In a finding that may turn received wisdom on its head, a landmark new study from the ANU and Curtin University has found that prescribed burning and logging may make Australian forests more flammable, not less.
The authors have issued a plea for better analysis of extreme-risk areas and deployment of rapid-response firefighting teams, controlling fires in remote areas rather than allowing them to burn out of control.
The research was conducted by the ANU’s Professor David Lindenmayer, a world expert in forest ecology, and Associate Professor Philip Zylstra, from Curtin University.
They found while prescribed burns can sometimes decrease flammability in the short term, the disruption caused to forest ecosystems by prescribed, or controlled, burning can create longer periods of additional flammability that may be more intense, particularly in remote areas.
And, the researchers say, the preference for large interventions in forest management is likely to be simplistic and grounded in a poor understanding of long-term natural dynamics.
“Very frequent burning close to homes or control lines could create defendable spaces, but large, remote and infrequent burns maintain the landscape at maximum fire risk because they undermine the natural controls that forests place on fire,” Associate Professor Zylstra said.
The authors say there needs to be a greater connection between forestry and fire science to understand how fire-prevention strategies affect the natural environment, including work with scientists who understand how forest ecosystems operate over decades.
“We’ve understood for a long time now that logging can make bushfires worse, but it’s only in the last few years that evidence is showing that prescribed burning could be doing the same thing,” Professor Lindenmayer said.
The authors found that a diverse understory of plants calms bushfires in forests by slowing the wind beneath them. If disturbance kills those taller plants, replacements regrow from the ground and cumulatively add to the fuel load.
“Fire-sensitive species thrived for millions of years because so many forests naturally create these less-flammable environments,” Professor Lindenmayer said.
“We know that old forests tend to be cooler, more moist and more sheltered.

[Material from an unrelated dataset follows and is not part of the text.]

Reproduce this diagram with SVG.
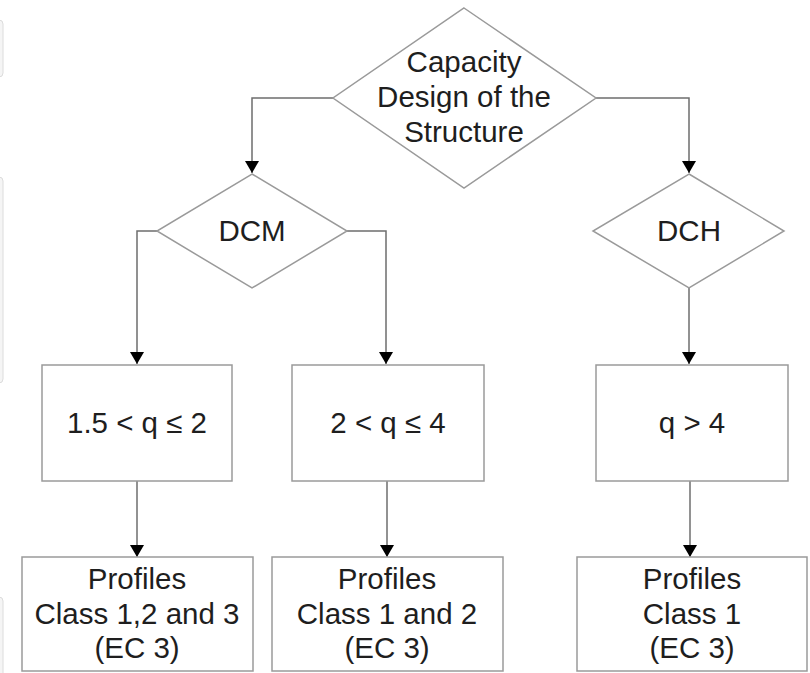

By limiting disturbance, forests can reach an appropriate age where they can be better protected from the increased frequency and severity of Australian bushfires.”
The research includes a predictive framework for identifying areas where disturbance is likely to cause a surge in bushfire risk, enabling better-informed and targeted management strategies.
This focus on areas that are particularly high risk should also enable better and faster detection and responses, particularly in remote areas.
The authors say investment in rapid-response remote area firefighting equipment and specialists is urgently needed.
“We need to … embrace new technologies that allow us to detect fires and suppress them faster,” Professor Lindenmayer said, noting advances in drone technology and the application of artificial intelligence to detecting small fires and extinguishing them at an early stage.
“We need to be thinking about forestry and fire management in a more holistic way and look to limit actions that could be increasing flammability.”